▶ _Problem to work on_
Starting from the top of the material, restate each line exactly until the line that contains "5.0, 2.6, 1.4]", which is also copied. Pictures are excluded.

Lines of data:
.....

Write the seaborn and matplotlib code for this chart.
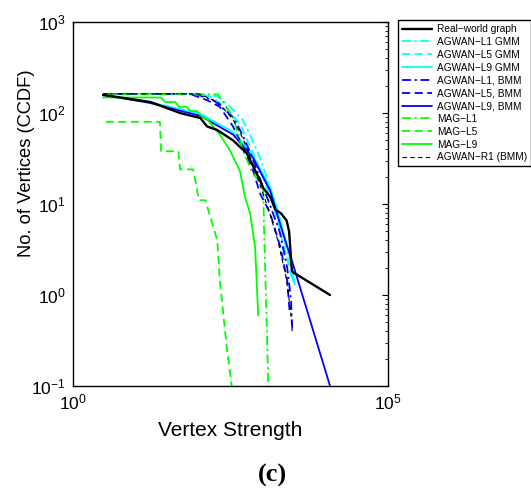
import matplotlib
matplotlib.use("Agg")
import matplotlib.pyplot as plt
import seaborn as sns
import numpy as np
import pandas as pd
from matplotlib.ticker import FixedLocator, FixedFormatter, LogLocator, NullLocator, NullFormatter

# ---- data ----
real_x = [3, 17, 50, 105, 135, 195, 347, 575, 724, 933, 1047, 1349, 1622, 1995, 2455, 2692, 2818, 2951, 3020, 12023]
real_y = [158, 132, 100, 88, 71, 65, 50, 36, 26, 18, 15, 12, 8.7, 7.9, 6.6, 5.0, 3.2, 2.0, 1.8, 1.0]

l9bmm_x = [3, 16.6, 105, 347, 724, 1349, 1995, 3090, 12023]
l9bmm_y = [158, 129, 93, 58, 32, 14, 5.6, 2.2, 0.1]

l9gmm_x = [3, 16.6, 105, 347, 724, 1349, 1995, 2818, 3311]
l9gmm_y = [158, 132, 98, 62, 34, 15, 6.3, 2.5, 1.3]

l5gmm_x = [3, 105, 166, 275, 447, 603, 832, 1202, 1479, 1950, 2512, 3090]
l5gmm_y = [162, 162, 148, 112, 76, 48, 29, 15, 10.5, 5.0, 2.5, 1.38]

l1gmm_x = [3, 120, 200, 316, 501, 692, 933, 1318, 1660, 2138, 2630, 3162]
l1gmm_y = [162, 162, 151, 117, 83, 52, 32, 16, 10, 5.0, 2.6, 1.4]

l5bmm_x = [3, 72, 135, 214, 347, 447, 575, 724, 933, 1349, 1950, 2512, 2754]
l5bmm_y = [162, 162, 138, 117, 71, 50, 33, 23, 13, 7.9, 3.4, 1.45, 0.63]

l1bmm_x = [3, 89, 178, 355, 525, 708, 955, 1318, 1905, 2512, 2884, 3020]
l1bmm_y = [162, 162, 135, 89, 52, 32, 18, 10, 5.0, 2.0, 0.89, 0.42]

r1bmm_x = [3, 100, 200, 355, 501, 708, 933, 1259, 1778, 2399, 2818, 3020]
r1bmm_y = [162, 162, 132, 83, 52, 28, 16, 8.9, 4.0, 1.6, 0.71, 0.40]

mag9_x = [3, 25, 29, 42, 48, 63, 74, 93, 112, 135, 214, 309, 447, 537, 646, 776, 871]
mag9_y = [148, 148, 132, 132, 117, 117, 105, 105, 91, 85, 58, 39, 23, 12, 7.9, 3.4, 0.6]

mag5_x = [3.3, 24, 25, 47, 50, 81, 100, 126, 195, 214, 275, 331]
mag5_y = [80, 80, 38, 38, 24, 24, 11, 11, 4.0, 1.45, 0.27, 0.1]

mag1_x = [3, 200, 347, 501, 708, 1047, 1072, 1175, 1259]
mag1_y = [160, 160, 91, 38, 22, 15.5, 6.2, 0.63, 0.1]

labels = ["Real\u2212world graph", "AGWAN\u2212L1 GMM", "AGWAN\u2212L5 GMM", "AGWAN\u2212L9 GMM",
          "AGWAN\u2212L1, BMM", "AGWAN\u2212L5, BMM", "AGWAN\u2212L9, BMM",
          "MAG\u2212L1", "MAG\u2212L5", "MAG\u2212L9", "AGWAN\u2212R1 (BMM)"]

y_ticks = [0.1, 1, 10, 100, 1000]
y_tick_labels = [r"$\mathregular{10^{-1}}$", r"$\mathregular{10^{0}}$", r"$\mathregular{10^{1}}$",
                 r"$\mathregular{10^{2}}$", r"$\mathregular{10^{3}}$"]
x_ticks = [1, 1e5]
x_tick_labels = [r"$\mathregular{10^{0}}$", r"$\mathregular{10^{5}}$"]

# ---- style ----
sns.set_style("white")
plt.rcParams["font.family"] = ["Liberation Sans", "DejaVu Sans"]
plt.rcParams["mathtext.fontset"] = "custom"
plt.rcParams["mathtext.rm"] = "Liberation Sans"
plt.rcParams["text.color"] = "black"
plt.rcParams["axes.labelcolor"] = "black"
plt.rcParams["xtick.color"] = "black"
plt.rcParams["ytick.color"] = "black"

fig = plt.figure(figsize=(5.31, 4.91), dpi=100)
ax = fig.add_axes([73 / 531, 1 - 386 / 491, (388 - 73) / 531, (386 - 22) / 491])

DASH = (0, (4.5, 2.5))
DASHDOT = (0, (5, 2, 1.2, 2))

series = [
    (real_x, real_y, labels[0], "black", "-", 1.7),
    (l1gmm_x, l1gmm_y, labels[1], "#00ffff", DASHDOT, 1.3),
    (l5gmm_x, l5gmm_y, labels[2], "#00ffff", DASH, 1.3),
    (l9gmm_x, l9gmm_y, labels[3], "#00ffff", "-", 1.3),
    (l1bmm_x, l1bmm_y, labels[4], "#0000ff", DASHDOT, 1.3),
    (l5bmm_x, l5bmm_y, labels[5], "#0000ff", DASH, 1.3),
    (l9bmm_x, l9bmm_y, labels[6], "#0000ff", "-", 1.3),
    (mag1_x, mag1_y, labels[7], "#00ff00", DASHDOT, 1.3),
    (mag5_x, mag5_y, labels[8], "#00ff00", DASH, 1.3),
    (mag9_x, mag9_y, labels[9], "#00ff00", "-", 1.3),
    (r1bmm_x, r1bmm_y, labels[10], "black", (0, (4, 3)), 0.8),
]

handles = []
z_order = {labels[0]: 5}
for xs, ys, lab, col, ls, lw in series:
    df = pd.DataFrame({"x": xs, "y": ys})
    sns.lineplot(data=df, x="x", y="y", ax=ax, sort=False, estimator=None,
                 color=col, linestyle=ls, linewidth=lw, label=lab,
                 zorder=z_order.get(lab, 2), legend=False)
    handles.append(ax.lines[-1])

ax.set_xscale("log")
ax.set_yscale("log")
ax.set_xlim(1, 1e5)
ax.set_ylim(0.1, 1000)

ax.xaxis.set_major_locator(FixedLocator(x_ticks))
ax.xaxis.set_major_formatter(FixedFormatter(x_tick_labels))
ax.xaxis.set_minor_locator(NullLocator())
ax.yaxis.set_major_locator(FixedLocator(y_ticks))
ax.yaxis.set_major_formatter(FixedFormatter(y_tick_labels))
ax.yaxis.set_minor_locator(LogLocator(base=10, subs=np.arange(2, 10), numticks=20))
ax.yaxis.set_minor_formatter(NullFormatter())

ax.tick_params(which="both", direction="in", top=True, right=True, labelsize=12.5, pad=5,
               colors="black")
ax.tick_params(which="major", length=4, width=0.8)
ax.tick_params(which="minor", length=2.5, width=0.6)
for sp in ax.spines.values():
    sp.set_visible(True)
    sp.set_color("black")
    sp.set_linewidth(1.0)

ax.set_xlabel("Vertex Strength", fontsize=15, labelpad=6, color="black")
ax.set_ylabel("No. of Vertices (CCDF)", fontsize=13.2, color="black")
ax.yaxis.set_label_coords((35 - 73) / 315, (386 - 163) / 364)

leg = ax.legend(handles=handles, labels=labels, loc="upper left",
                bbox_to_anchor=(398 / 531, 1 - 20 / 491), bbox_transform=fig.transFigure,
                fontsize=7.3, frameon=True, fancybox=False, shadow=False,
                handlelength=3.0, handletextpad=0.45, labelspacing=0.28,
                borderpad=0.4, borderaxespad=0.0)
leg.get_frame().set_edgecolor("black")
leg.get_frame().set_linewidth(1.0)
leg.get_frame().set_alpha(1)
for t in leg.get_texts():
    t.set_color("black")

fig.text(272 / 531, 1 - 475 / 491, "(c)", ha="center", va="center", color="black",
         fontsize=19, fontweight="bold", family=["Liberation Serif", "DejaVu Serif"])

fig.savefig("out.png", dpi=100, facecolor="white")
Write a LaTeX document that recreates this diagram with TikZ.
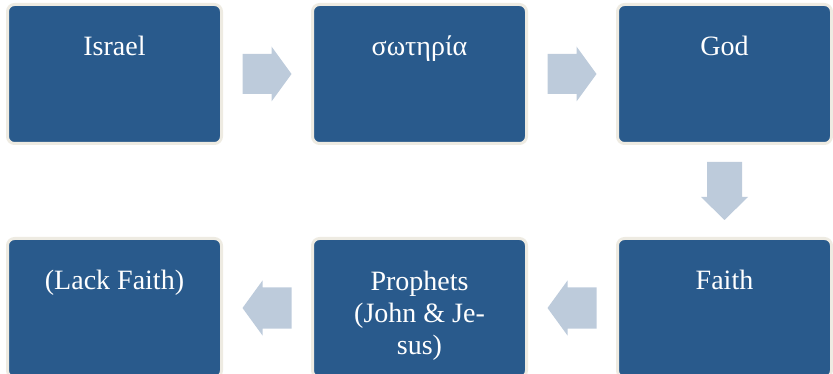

.....

▶ _Solution to the problem_
Write the seaborn and matplotlib code for this chart.
import matplotlib
matplotlib.use("Agg")
import matplotlib.pyplot as plt
import seaborn as sns
import numpy as np
import pandas as pd
from matplotlib.ticker import FixedLocator, FixedFormatter, LogLocator, NullLocator, NullFormatter

# ---- data ----
real_x = [3, 17, 50, 105, 135, 195, 347, 575, 724, 933, 1047, 1349, 1622, 1995, 2455, 2692, 2818, 2951, 3020, 12023]
real_y = [158, 132, 100, 88, 71, 65, 50, 36, 26, 18, 15, 12, 8.7, 7.9, 6.6, 5.0, 3.2, 2.0, 1.8, 1.0]

l9bmm_x = [3, 16.6, 105, 347, 724, 1349, 1995, 3090, 12023]
l9bmm_y = [158, 129, 93, 58, 32, 14, 5.6, 2.2, 0.1]

l9gmm_x = [3, 16.6, 105, 347, 724, 1349, 1995, 2818, 3311]
l9gmm_y = [158, 132, 98, 62, 34, 15, 6.3, 2.5, 1.3]

l5gmm_x = [3, 105, 166, 275, 447, 603, 832, 1202, 1479, 1950, 2512, 3090]
l5gmm_y = [162, 162, 148, 112, 76, 48, 29, 15, 10.5, 5.0, 2.5, 1.38]

l1gmm_x = [3, 120, 200, 316, 501, 692, 933, 1318, 1660, 2138, 2630, 3162]
l1gmm_y = [162, 162, 151, 117, 83, 52, 32, 16, 10, 5.0, 2.6, 1.4]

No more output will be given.